36 investment trusts pre-date Queen’s accession to throne

29 May 2022

Some 36 investment trusts pre-date the Queen’s accession to the throne, research from AJ Bell has shown.

The investment trust industry, which can trace its roots back to 1868, has witnessed the reign of six British monarchs.

Laith Khalaf, head of investment analysis at AJ Bell, said: “In total, 36 investment trusts have been around since before Queen Elizabeth II acceded to the throne, including well-known trusts like Scottish Mortgage, City of London and Bankers trust, though names and investment mandates may have changed over the years.

“The five oldest have already celebrated double jubilees, having been in existence for more than 140 years.”

F&C Investment Trust Ord is the oldest investment trust, dating back to March 1868, followed by Investment Company Ord which was founded in November of that year.

Khalaf said: “Despite its longevity, the investment trust industry’s primacy has been usurped by a relatively young pretender in the form of unit trusts.
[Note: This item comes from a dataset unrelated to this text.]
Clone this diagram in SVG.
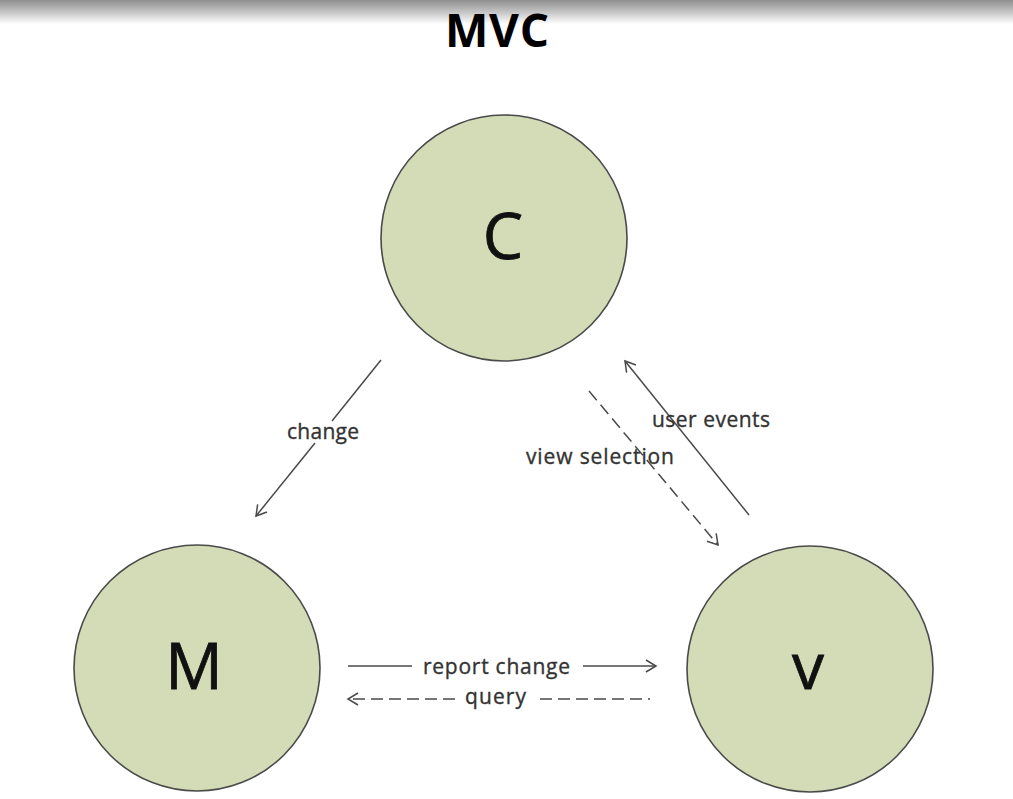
<svg xmlns="http://www.w3.org/2000/svg" width="1013" height="799" viewBox="0 0 1013 799">
<style>
.node { fill: #d3dcb6; stroke: #4a4a4a; stroke-width: 1.6; }
.big { font-family: "Open Sans", "Liberation Sans", sans-serif; font-size: 64px; fill: #111; stroke: #111; stroke-width: 0.8; text-anchor: middle; }
.lbl { font-family: "Open Sans", "Liberation Sans", sans-serif; font-size: 21px; fill: #333; stroke: #333; stroke-width: 0.35; }
.ln { stroke: #4a4a4a; stroke-width: 1.5; fill: none; }
.dash { stroke-dasharray: 12 6; }
</style>
<defs>
<linearGradient id="topbar" x1="0" y1="0" x2="0" y2="1">
<stop offset="0" stop-color="#8f8f8f"/>
<stop offset="0.5" stop-color="#c4c4c4"/>
<stop offset="1" stop-color="#ffffff"/>
</linearGradient>
<marker id="arr" viewBox="-12 -7 14 14" refX="0" refY="0" markerWidth="14" markerHeight="14" markerUnits="userSpaceOnUse" orient="auto">
<path d="M -10,-6 L 0,0 L -10,6" fill="none" stroke="#4a4a4a" stroke-width="1.5"/>
</marker>
</defs>
<rect width="1013" height="799" fill="#ffffff"/>
<rect width="1013" height="24" fill="url(#topbar)"/>
<text x="497" y="47" font-family="'Open Sans', 'Liberation Sans', sans-serif" font-weight="bold" font-size="46" text-anchor="middle" fill="#000" textLength="104">MVC</text>

<g id="connectors">
<g id="change">
<line class="ln" x1="381" y1="360" x2="332" y2="421"/>
<line class="ln" x1="315" y1="443" x2="256" y2="516" marker-end="url(#arr)"/>
<text class="lbl" x="287" y="439" textLength="72">change</text>
</g>
<g id="user-events">
<line class="ln" x1="749" y1="515" x2="625" y2="361" marker-end="url(#arr)"/>
<text class="lbl" x="652" y="427" textLength="118">user events</text>
</g>
<g id="view-selection">
<line class="ln dash" x1="589" y1="391" x2="718" y2="545" marker-end="url(#arr)"/>
<text class="lbl" x="526" y="464" textLength="148">view selection</text>
</g>
<g id="report-change">
<line class="ln" x1="348" y1="666" x2="412" y2="666"/>
<line class="ln" x1="583" y1="666" x2="656" y2="666" marker-end="url(#arr)"/>
<text class="lbl" x="423" y="674" textLength="147">report change</text>
</g>
<g id="query">
<line class="ln dash" x1="455" y1="699" x2="348" y2="699" marker-end="url(#arr)"/>
<line class="ln dash" x1="540" y1="699" x2="650" y2="699"/>
<text class="lbl" x="465" y="704" textLength="61">query</text>
</g>
</g>

<g id="node-C">
<circle class="node" cx="504" cy="238" r="123"/>
<text class="big" x="503" y="259">C</text>
</g>
<g id="node-M">
<circle class="node" cx="197" cy="668" r="123"/>
<text class="big" x="194" y="689">M</text>
</g>
<g id="node-V">
<circle class="node" cx="810" cy="669" r="123"/>
<text class="big" x="808" y="689">v</text>
</g>
</svg>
The first such fund was launched by M&G in 1931 and today open-ended funds account for around £1.5 trillion of investment, compared to around £270 billion from investment trusts.”

According to Khalaf, some investors may prefer investment trusts because there is a live price throughout the day and shares in the investment trust trade on the market like ordinary stocks, allowing investors to buy and sell off each other. However, the price can deviate from the value of the underlying portfolio of securities, depending on demand for the investment trust itself.

Khalaf recommends investors look at the track record of an investment trust to ascertain what its discount has been historically to gauge whether it represents a good deal and the same applies to trusts trading at a premium.

Khalaf said: “The existence of a discount and premium does make investment trusts more complex than open-ended funds. It also makes them more volatile, because as well as variation in the price of the underlying portfolio, there is movement in the discount or premium.

“Investment trusts are riskier than open-ended funds for another reason too; they are able to borrow money to invest and this is common practice.  This amplifies returns in the bull markets, but exacerbates losses in downturns, so investors need to be prepared for a bumpier ride with investment trusts. But over the long term, the ability to borrow to invest should mean that investment trusts are able to deliver superior performance.”

When it comes to investing in illiquid assets such as commercial property, investment trusts are generally preferable, says Khalaf, because open-ended funds might have to suspend trading if lots of investors leave at once.

Investment trusts can also be useful for income seekers because they can retain dividends in good years to top up dividend payments in bad years.

However, Khalaf said it doesn’t need to be an either/ or situation for investors, who can have a portfolio that includes both and take advantage of the different investment strategies that lend themselves to one or the other.